Featuring My Voice on The Huffington Post




Last Friday night, The Huffington Post informed me that they’d published a blog entry – mine. This is so cool, so exciting, such a breakthrough, you say! Wow! You say. Unless you’re a journalist, perhaps. (See below.)

Okay, it felt great. For a while. From the time the blog editor accepted my post and told me they’d edit it and let me know when it would be published, until the time I clicked on the link the editor’s assistant sent me, it felt great. Then I noticed that the post had actually already been up on the site for two days, which I hadn’t known. Since it was what I’d sent them, word for word, I assume they decided it didn’t need editing, and just posted it. It was a blip. An instant. Over before they remembered to inform me.

Now Readers, I am grateful – don’t get me wrong. The Huffington Post has a lot of readers. However, since I didn’t realize my post was up, I didn’t advertise it until it was no longer front of the queue. If that’s even how The Huff Post operates. Nor did they tweet it, as far as I can tell. So it was a blip on the front page of HuffPostWomen, and now it’s searchable. Which means it’s there but I never saw it there There. Still, it’s there There, and you can click on my name and see my bio and my headshot, which the husband took on his iPhone outside the piano store where the kids were having their recital. We were going to use the real camera, but someone forgot to put the battery in it. (Me.)

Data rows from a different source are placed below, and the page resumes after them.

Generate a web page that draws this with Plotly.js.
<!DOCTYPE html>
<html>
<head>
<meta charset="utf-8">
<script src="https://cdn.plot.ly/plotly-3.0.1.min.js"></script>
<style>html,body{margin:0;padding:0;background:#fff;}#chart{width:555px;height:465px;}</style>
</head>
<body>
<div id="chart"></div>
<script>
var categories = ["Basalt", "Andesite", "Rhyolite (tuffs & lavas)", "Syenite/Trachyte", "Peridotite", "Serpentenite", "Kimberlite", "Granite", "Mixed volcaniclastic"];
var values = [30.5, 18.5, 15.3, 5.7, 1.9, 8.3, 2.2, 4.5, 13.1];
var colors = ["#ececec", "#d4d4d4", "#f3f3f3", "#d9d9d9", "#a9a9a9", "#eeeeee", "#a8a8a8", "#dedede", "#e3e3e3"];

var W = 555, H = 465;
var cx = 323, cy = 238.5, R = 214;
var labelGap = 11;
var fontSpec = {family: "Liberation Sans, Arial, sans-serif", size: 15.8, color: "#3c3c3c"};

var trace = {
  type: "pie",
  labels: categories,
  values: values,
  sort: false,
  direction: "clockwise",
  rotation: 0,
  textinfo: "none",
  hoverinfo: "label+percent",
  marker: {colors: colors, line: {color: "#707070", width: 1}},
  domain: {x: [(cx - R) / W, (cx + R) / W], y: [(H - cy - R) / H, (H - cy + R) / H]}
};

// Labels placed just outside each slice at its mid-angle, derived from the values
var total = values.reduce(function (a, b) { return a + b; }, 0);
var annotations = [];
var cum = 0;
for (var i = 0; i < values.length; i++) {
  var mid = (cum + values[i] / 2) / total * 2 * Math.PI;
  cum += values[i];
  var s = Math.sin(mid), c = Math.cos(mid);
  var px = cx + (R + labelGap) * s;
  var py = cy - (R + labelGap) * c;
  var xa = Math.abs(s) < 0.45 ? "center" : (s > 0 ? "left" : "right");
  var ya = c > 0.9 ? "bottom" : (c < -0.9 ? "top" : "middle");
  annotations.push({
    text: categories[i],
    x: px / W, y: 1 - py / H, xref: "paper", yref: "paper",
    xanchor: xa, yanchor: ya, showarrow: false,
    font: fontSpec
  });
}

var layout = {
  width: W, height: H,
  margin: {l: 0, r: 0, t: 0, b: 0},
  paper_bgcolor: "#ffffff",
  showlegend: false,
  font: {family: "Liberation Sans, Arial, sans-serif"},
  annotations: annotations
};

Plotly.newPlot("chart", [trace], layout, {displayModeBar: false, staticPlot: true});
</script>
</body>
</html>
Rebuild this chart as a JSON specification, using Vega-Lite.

Don’t worry, fame hasn’t changed me a bit. Maybe that’s because I didn’t exactly achieve fame. Or maybe it’s because the group of writers I see for the occasional lunch consists mostly of journalists. I am not a journalist. If you ever need a head resizing for swelled head syndrome – you know, when you start to think you’re really hot and you’re going somewhere and your capella starts to swella – I have the cure. Just tell a group of journalists you’re publishing a blog post on The Huffington Post. Their reaction will return your head to its usual size - pinhead.

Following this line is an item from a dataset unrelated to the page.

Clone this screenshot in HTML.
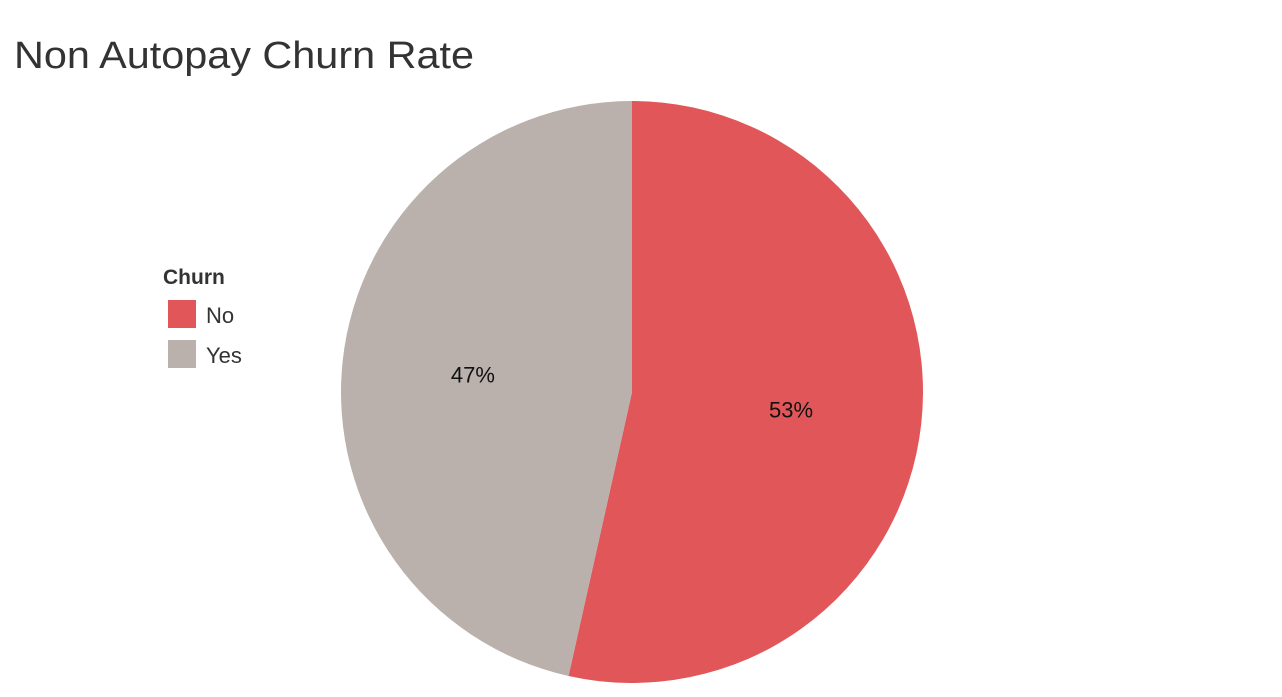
<!DOCTYPE html>
<html><head><meta charset="utf-8"><style>
body{margin:0;width:1282px;height:692px;background:#fff;overflow:hidden;font-family:"Liberation Sans",sans-serif;}
</style></head><body>
<svg width="1282" height="692">
<text x="14" y="68" font-size="38" fill="#333" textLength="460" lengthAdjust="spacingAndGlyphs">Non Autopay Churn Rate</text>
<text x="163" y="284" font-size="21" font-weight="bold" fill="#333">Churn</text>
<g id="legend"></g>
<g id="pie"></g>
</svg>
<script>
const categories=["No","Yes"];
const values=[53.5,46.5];
const labels=["53%","47%"];
const colors=["#e15759","#bab0ac"];
const ns="http://www.w3.org/2000/svg";
const cx=632,cy=392,r=291;
const total=values.reduce((a,b)=>a+b,0);
const pie=document.getElementById('pie');
let a0=0;
values.forEach((v,i)=>{
  const a1=a0+v/total*2*Math.PI;
  const p=t=>[cx+r*Math.sin(t),cy-r*Math.cos(t)];
  const [x0,y0]=p(a0),[x1,y1]=p(a1);
  const path=document.createElementNS(ns,'path');
  path.setAttribute('d',`M${cx},${cy}L${x0},${y0}A${r},${r} 0 ${a1-a0>Math.PI?1:0} 1 ${x1},${y1}Z`);
  path.setAttribute('fill',colors[i]);
  
  
  pie.appendChild(path);
  const m=(a0+a1)/2, lr=r*0.55;
  const t=document.createElementNS(ns,'text');
  t.setAttribute('x',cx+lr*Math.sin(m));
  t.setAttribute('y',cy-lr*Math.cos(m)+8);
  t.setAttribute('text-anchor','middle');
  t.setAttribute('font-size','22');
  t.setAttribute('fill','#111');
  t.textContent=labels[i];
  
  
  pie.appendChild(t);
  a0=a1;
});
const lg=document.getElementById('legend');
categories.forEach((c,i)=>{
  const y=300+i*40;
  const rc=document.createElementNS(ns,'rect');
  rc.setAttribute('x',168);rc.setAttribute('y',y);rc.setAttribute('width',28);rc.setAttribute('height',28);
  rc.setAttribute('fill',colors[i]);
  
  
  lg.appendChild(rc);
  const t=document.createElementNS(ns,'text');
  t.setAttribute('x',206);t.setAttribute('y',y+23);
  t.setAttribute('font-size','22');t.setAttribute('fill','#333');
  t.textContent=c;
  
  
  lg.appendChild(t);
});
</script>
</body></html>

See, journalists are professionals who expect this thing called “payment” for their writing when it appears on a large media outlet. That bozos like me are willing to slave for hours crafting work as fine as they are able for free is pretty much journalists’ idea of one of the major things wrong with the field today. And I agree. So, yeah, I told a group of journalists, who were just not that impressed. And I don’t blame them a bit. On the other hand, I am a fiction writer who has turned to non-fiction and blogging. I’ve come to expect near zero monetary payment for my efforts; but recognition is payment, too. It doesn’t put money in the college savings account, but it feeds the soul.  Dale Carnegie said so.

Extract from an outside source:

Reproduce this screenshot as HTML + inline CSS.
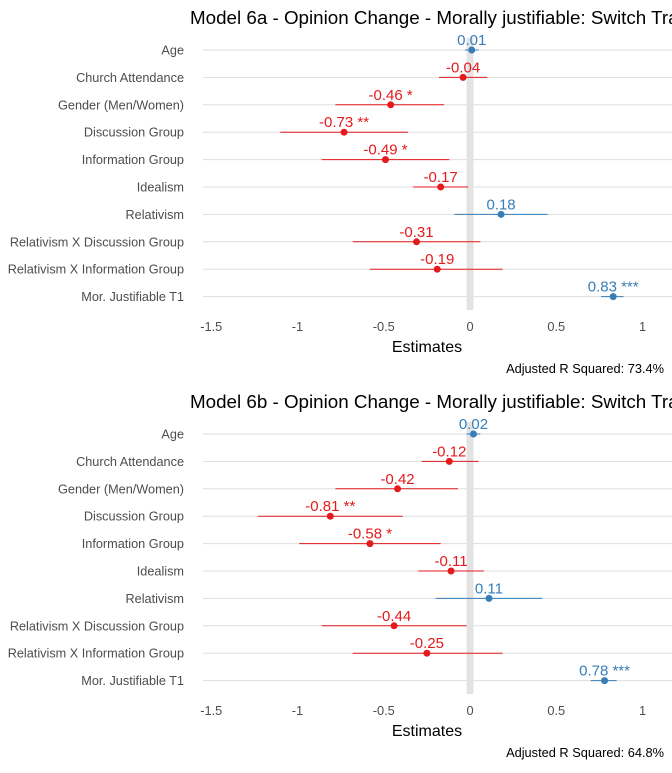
<!DOCTYPE html>
<html><head><meta charset="utf-8">
<style>
body{margin:0;background:#fff;width:672px;height:768px;overflow:hidden;font-family:"Liberation Sans",sans-serif;}
</style></head>
<body>
<svg id="chart" width="672" height="768" xmlns="http://www.w3.org/2000/svg" font-family="Liberation Sans, sans-serif"></svg>
<script>
const terms = ["Age","Church Attendance","Gender (Men/Women)","Discussion Group","Information Group","Idealism","Relativism","Relativism X Discussion Group","Relativism X Information Group","Mor. Justifiable T1"];
const estA = [0.01,-0.04,-0.46,-0.73,-0.49,-0.17,0.18,-0.31,-0.19,0.83];
const loA  = [-0.03,-0.18,-0.78,-1.10,-0.86,-0.33,-0.09,-0.68,-0.58,0.76];
const hiA  = [0.05,0.10,-0.15,-0.36,-0.12,-0.01,0.45,0.06,0.19,0.89];
const starsA = ["","","*","**","*","","","","","***"];
const estB = [0.02,-0.12,-0.42,-0.81,-0.58,-0.11,0.11,-0.44,-0.25,0.78];
const loB  = [-0.02,-0.28,-0.78,-1.23,-0.99,-0.30,-0.20,-0.86,-0.68,0.70];
const hiB  = [0.06,0.05,-0.07,-0.39,-0.17,0.08,0.42,-0.02,0.19,0.85];
const starsB = ["","","","**","*","","","","","***"];
const xTicks = [-1.5,-1,-0.5,0,0.5,1];
const xTickLabels = ["-1.5","-1","-0.5","0","0.5","1"];
const panels = [
 {title:"Model 6a - Opinion Change - Morally justifiable: Switch Trap", est:estA, lo:loA, hi:hiA, stars:starsA, r2:"Adjusted R Squared: 73.4%", top:0},
 {title:"Model 6b - Opinion Change - Morally justifiable: Switch Trap", est:estB, lo:loB, hi:hiB, stars:starsB, r2:"Adjusted R Squared: 64.8%", top:384}
];
const svg = document.getElementById('chart');
const NS = "http://www.w3.org/2000/svg";
function x(v){return 470 + v*172.5;}
function mk(tag, attrs, txt){const e=document.createElementNS(NS,tag);for(const k in attrs)e.setAttribute(k,attrs[k]);if(txt!==undefined)e.textContent=txt;svg.appendChild(e);return e;}
panels.forEach((p,pi)=>{
  const y = i => p.top + 50 + i*27.4;
  let t=mk('text',{x:190,y:p.top+24,'font-size':18.8,fill:'#000'},p.title);
  
  
  terms.forEach((term,i)=>{
    let g=mk('line',{x1:203,x2:672,y1:y(i),y2:y(i),stroke:'#dedede','stroke-width':1});
    
    
    let l=mk('text',{x:184,y:y(i)+4.5,'font-size':12.7,fill:'#4d4d4d','text-anchor':'end'},term);
    
    
  });
  let z=mk('line',{x1:x(0),x2:x(0),y1:p.top+38,y2:p.top+310,stroke:'#e3e3e3','stroke-width':7});
  
  
  terms.forEach((term,i)=>{
    const c = p.est[i]>=0 ? '#377eb8' : '#e41a1c';
    let ci=mk('line',{x1:x(p.lo[i]),x2:x(p.hi[i]),y1:y(i),y2:y(i),stroke:c,'stroke-width':1});
    
    
    let pt=mk('circle',{cx:x(p.est[i]),cy:y(i),r:3.5,fill:c});
    
    
    let lab=p.est[i].toFixed(2)+(p.stars[i]?' '+p.stars[i]:'');
    let vl=mk('text',{x:x(p.est[i]),y:y(i)-5,'font-size':15,fill:c,'text-anchor':'middle'},lab);
    
    
  });
  xTicks.forEach((v,i)=>{
    let tl=mk('text',{x:x(v),y:p.top+331,'font-size':12.8,fill:'#4d4d4d','text-anchor':'middle'},xTickLabels[i]);
    
    
  });
  let xt=mk('text',{x:427,y:p.top+352,'font-size':16,fill:'#000','text-anchor':'middle'},'Estimates');
  
  
  let r=mk('text',{x:664,y:p.top+373,'font-size':12.8,fill:'#000','text-anchor':'end'},p.r2);
  
  
});
</script>
</body></html>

And it sounds good to you, right, Readers?  On the continuum of total failure to hugest imaginable success, publication on the Huff Post falls  - where? I am not sure. I mean, it’s a media machine. They publish lots of blog posts. On the other hand, it’s a huge site with tons of readers. It’s just kind of hard to gage. It is definitely on the continuum. Of that I am sure.

So how did this happen? Well, as I mention in the actual post, a high school classmate (thank you, Amy!) sent me the video of Arianna Huffington giving the commencement address at Smith on Redefining Success. So I watched it and found it very moving and exciting. Afterwards, I sent her an email thanking her for her speech, and for bringing this conversation about success and women and making a new women’s movement into the mainstream. I didn’t labor over the email, or send a big request – or any request, actually. I just wrote a thank you. Of course I mentioned my blog. There’s a link to it in my email signature, so that was available to her. And then a couple of days later, a response from Arianna H arrived in my inbox, with an invitation to “feature my voice” on the HP.

To sum up: I took a chance and I wrote. She replied. I took another chance and wrote a post. My post went up. I can send in others. That is cool, I have to say.